Two hundred and eighty-eight hours. That’s real estate agent turned stager turned entrepreneur Cheryl Eisen’s timeframe for designing and installing multimillion-dollar properties of all sizes. That turnaround time is not so much a gimmick as it is a bottom-line pillar of Eisen’s thriving 11-year-old business, Interior Marketing Group (IMG), which is largely luxury home staging. As she puts it, “Any day that [a home] is off the market is very expensive.”
Staging, she says, is at its core a different business than interior design. Her 12-day efficiency is owed to both the nature of the staging industry and her own very quick thinking. Creative decision-making, for one, is an inherent perk as a stager that designers often don’t have. “We have freedom to make the design decisions. We don’t need to make decisions with a committee of husbands, wives, friends, etcetera. We do design that has broad appeal, which is more formulaic, but still has the ‘IMG touch,’” Eisen says.
What designer hasn’t fielded client complaints about lead times, or been asked to install a project in weeks rather than months? Step one in creating a speedier process, says Eisen, is establishing a list of vendors, colors and designs that are more quickly available and easier to execute versus things that have a waiting time of three months.
While she won’t divulge her own list, she does give a shout-out to Phillip Jeffries, which often has a lot in stock, as well as unexpected furniture from IKEA for a very quick-to-install, high-low mix. When sourcing, she says, her self-described “scrappy” mentality is simple: “We think of things in [terms of] ‘What can we get quickly?’ We work with vendors who typically have immediate availability. If we can’t get something we want immediately, we make it ourselves.”
That willingness to “make” extends even to creating the company’s own departments: One IMG trainee founded the art department; another started the fabrication department. “We create our original art from our internal department, called Art Loft. It works because the only other way to [stage] a huge mansion is to go to artists and galleries and choose from what they have available for a certain amount of time. Even with that, we prefer very large-scale pieces. So we create them ourselves. A 20-foot piece of art is not easy to get within 12 days.”
Much of IMG’s furniture is custom built, and sometimes done so on the fly. “We have 20-foot ceilings in our listings. It’s impossible to find high draperies, and we don’t have to wait for custom drapery panels to arrive. In a pinch, we buy fabric and hem it ourselves, clip it, and drape it in 10 minutes.” In the 40th-floor residence she designed in the historic landmark Woolworth Building, she had a massive modular dining table made in her fabrication department, executed in a day. The quality difference between it and a showroom piece is imperceptible.

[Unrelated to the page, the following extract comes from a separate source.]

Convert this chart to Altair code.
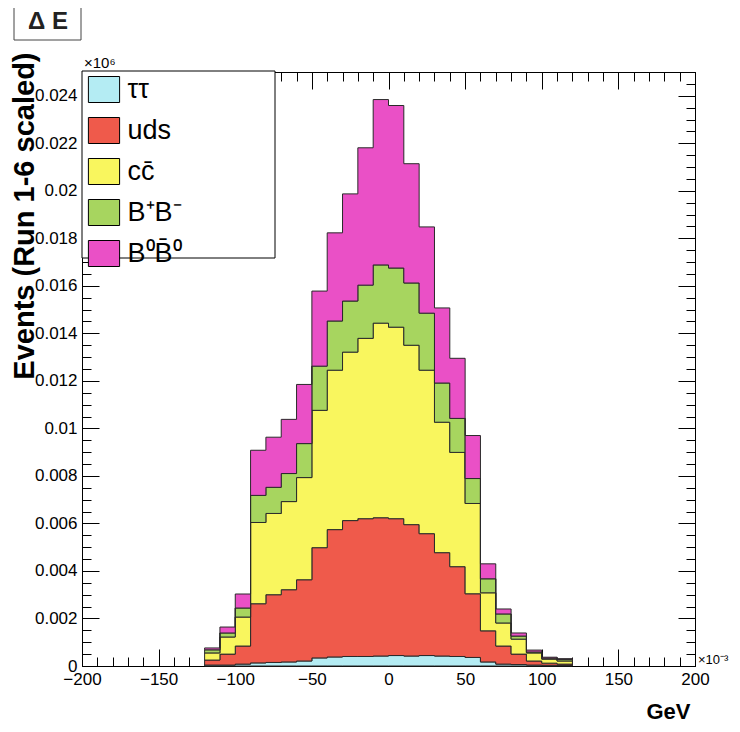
import altair as alt
import pandas as pd

FONT = "Liberation Sans"

# ---- data (bin lower edges in 1e-3 GeV, contents per component) ----
bin_lows = [-120, -110, -100, -90, -80, -70, -60, -50, -40, -30, -20, -10,
            0, 10, 20, 30, 40, 50, 60, 70, 80, 90, 100, 110]
bin_width = 10

tautau = [0.00004, 0.00004, 0.00008, 0.00013, 0.00015, 0.00017, 0.00021, 0.00034,
          0.00038, 0.00040, 0.00040, 0.00042, 0.00044, 0.00042, 0.00044, 0.00042,
          0.00040, 0.00036, 0.00017, 0.00008, 0.00006, 0.00004, 0.00003, 0.00002]
uds = [0.00021, 0.00046, 0.00076, 0.00249, 0.00285, 0.00304, 0.00342, 0.00464,
       0.00536, 0.00572, 0.00580, 0.00582, 0.00576, 0.00553, 0.00513, 0.00435,
       0.00378, 0.00268, 0.00131, 0.00076, 0.00044, 0.00017, 0.00009, 0.00006]
ccbar = [0.00030, 0.00072, 0.00122, 0.00342, 0.00342, 0.00371, 0.00430, 0.00578,
         0.00671, 0.00709, 0.00759, 0.00819, 0.00806, 0.00755, 0.00688, 0.00549,
         0.00481, 0.00380, 0.00160, 0.00097, 0.00063, 0.00034, 0.00017, 0.00013]
bpbm = [0.00013, 0.00017, 0.00038, 0.00114, 0.00110, 0.00118, 0.00143, 0.00186,
        0.00207, 0.00215, 0.00224, 0.00245, 0.00249, 0.00262, 0.00240, 0.00165,
        0.00143, 0.00105, 0.00059, 0.00038, 0.00013, 0.00004, 0.00004, 0.00006]
b0b0 = [0.00008, 0.00025, 0.00059, 0.00190, 0.00211, 0.00228, 0.00249, 0.00316,
        0.00371, 0.00451, 0.00578, 0.00696, 0.00684, 0.00502, 0.00363, 0.00316,
        0.00253, 0.00181, 0.00063, 0.00021, 0.00013, 0.00008, 0.00004, 0.00004]

components = ["ττ", "uds", "cc\u0304", "B\u207aB\u207b", "B\u2070B\u0304\u2070"]
series = [tautau, uds, ccbar, bpbm, b0b0]
colors = ["#b4ecf3", "#ef5a4b", "#f9f65e", "#a7d55f", "#ea50c6"]

x_major = [-200, -150, -100, -50, 0, 50, 100, 150, 200]
x_minor = list(range(-200, 201, 10))
y_major = [0, 0.002, 0.004, 0.006, 0.008, 0.010, 0.012, 0.014, 0.016, 0.018,
           0.020, 0.022, 0.024]
y_minor = [round(0.0005 * i, 4) for i in range(51)]

W, H = 613, 594
X_DOMAIN = [-200, 200]
Y_DOMAIN = [0, 0.025]

# ---- build stacked step table ----
rows = []
base = [0.0] * len(bin_lows)
edges = bin_lows + [bin_lows[-1] + bin_width]
for k, (name, vals) in enumerate(zip(components, series)):
    tops = [b + v for b, v in zip(base, vals)]
    for i, e in enumerate(edges):
        j = min(i, len(vals) - 1)
        rows.append({"comp": name, "order": k, "x": e,
                     "ybot": base[j], "ytop": tops[j]})
    base = tops
df = pd.DataFrame(rows)

xs = alt.Scale(domain=X_DOMAIN, nice=False, zero=False)
ys = alt.Scale(domain=Y_DOMAIN, nice=False, zero=False)

area = alt.Chart(df).mark_area(
    interpolate="step-after", stroke="#2a2a2a", strokeWidth=1, opacity=1
).encode(
    x=alt.X("x:Q", scale=xs, axis=alt.Axis(
        orient="bottom", values=x_major, ticks=False, tickSize=0, domain=False,
        labelFontSize=17, labelPadding=5, labelFlush=False, labelFont=FONT,
        labelColor="black", grid=False,
        title="GeV", titleFont=FONT, titleFontSize=22, titleFontWeight="bold",
        titleX=608, titleY=52, titleAlign="right", titleBaseline="alphabetic",
        titleAnchor="end", titleColor="black")),
    y=alt.Y("ytop:Q", scale=ys, stack=None, axis=alt.Axis(
        orient="left", values=y_major, format=".3~f", ticks=False, tickSize=0,
        domain=False, labelFontSize=17, labelPadding=5, labelFont=FONT,
        labelColor="black", grid=False, labelFlush=False,
        title="Events (Run 1-6 scaled)", titleFont=FONT, titleFontSize=29,
        titleFontWeight="bold", titleAngle=270, titleX=-49, titleY=-20,
        titleAlign="right", titleBaseline="alphabetic", titleColor="black")),
    y2="ybot:Q",
    color=alt.Color("comp:N", scale=alt.Scale(domain=components, range=colors),
                    legend=alt.Legend(
                        orient="none", legendX=8.5, legendY=4, title=None,
                        symbolType="M-1.2,-1H1.2V1H-1.2Z", symbolSize=676,
                        symbolStrokeColor="black", symbolStrokeWidth=1,
                        symbolOpacity=1, labelFontSize=27, labelFont=FONT,
                        labelColor="black", labelOffset=10, rowPadding=10,
                        padding=0, zindex=1)),
)


def tick_layer(x_orient, y_orient, xv, yv, size):
    return alt.Chart(df).mark_point(opacity=0, size=0).encode(
        x=alt.X("x:Q", scale=xs, axis=alt.Axis(
            orient=x_orient, offset=-H, values=xv, tickSize=size, labels=False,
            domain=False, title=None, grid=False, tickColor="black", tickWidth=1)),
        y=alt.Y("ytop:Q", scale=ys, axis=alt.Axis(
            orient=y_orient, offset=-W, values=yv, tickSize=size, labels=False,
            domain=False, title=None, grid=False, tickColor="black", tickWidth=1)),
    )


ticks = [
    tick_layer("top", "right", x_major, y_major, 17),
    tick_layer("top", "right", x_minor, y_minor, 9),
    tick_layer("bottom", "left", x_major, y_major, 17),
    tick_layer("bottom", "left", x_minor, y_minor, 9),
]

one = pd.DataFrame({"k": [0]})
legend_box = alt.Chart(one).mark_rect(fill="white", stroke="black", strokeWidth=1).encode(
    x=alt.value(0), x2=alt.value(193), y=alt.value(-1), y2=alt.value(186))
title_box = alt.Chart(one).mark_rect(fill="white", stroke="#444", strokeWidth=1).encode(
    x=alt.value(-68), x2=alt.value(-1), y=alt.value(-70), y2=alt.value(-32))
title_txt = alt.Chart(one).mark_text(
    text="Δ E", font=FONT, fontSize=24, fontWeight="bold", align="center",
    baseline="middle", color="#222").encode(x=alt.value(-34), y=alt.value(-50))
exp_y = alt.Chart(one).mark_text(
    text="×10⁶", font=FONT, fontSize=15, align="left", baseline="alphabetic",
    color="black").encode(x=alt.value(2), y=alt.value(-4))
exp_x = alt.Chart(one).mark_text(
    text="×10⁻³", font=FONT, fontSize=13, align="left", baseline="alphabetic",
    color="black").encode(x=alt.value(616), y=alt.value(592))

chart = alt.layer(area, *ticks, legend_box, title_box, title_txt, exp_y, exp_x).resolve_axis(
    x="independent", y="independent"
).properties(
    width=W, height=H,
    padding={"left": 74, "top": 64, "right": 36, "bottom": 58},
    autosize=alt.AutoSizeParams(type="none"),
    background="white",
).configure(font=FONT).configure_view(stroke="black", strokeWidth=1)

chart.save("out.html", embed_options={"renderer": "svg", "actions": False})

Still, Eisen’s biggest hack is her business model. Her staging fee is typically 1 to 3 percent of the asking price on a property. “When you’re purchasing for interior design, you get a portion of the sale. Here, we don’t go for really expensive pieces. They look expensive but it’s not ‘The more you spend, the more you make.’ We think: ‘How can we make something readily available, luxurious and fast for a billionaire buyer? We work with pieces that I don’t think high-end interior designers would think about using,” such as an installation of seven IKEA mirrors, she says.
She has developed an inventory of luxury furnishings, “slowly but methodically,” that is housed in a 60,000-square-foot Jersey City warehouse. “It’s bursting at the seams with beautiful furnishings," she says. “It’s like a gigantic store.” Having established an inventory, Eisen began to roll out large-scale home staging, installing full custom interiors with paint, wallpaper, light fixtures, original art, furniture and bedding in 12 days.” The countdown starts from the moment the contract’s ink dries.
Today, IMG designs are in about 120 properties at any given time; most are in New York, and also in the Hamptons, but the company has a growing presence in Miami and Connecticut. It is currently weighing plans to launch a product line.
Founded in 2007 with two employees, IMG has grown 50 to 100 percent, year after year. Growth has been entirely by word of mouth—and helped by a few pieces of good press: a profile in The New York Times and stories in Architectural Digest, Harper's Bazaar, Forbes and others.
Today, Eisen and her staff of 65 also offer marketing, including launch events for brokers, digital marketing for their listings, and PR and media outreach (often, she says, “publications come to us to photograph our listings because they’re so beautiful and exclusive”). “We encompass the entire suite of what it takes to get a property sold in this marketplace,” she explains. New homeowners often buy the interior furnishings. “The higher the price point, the more often it happens,” she says. “Even the art, which is really amazing, because these buyers are often collectors.”
What’s the biggest difference between wearing your staging hat versus your designer hat? Perhaps it’s personality. “Basically, as stagers, we are on major caffeine,” Eisen says. “It’s a more frenetic process. Interior designers even speak more slowly [than stagers]. When we interview people, it’s a trait we look for: Fast doer, fast talker, fast mover…. We find interior designers are a little slower—they’re more thoughtful.”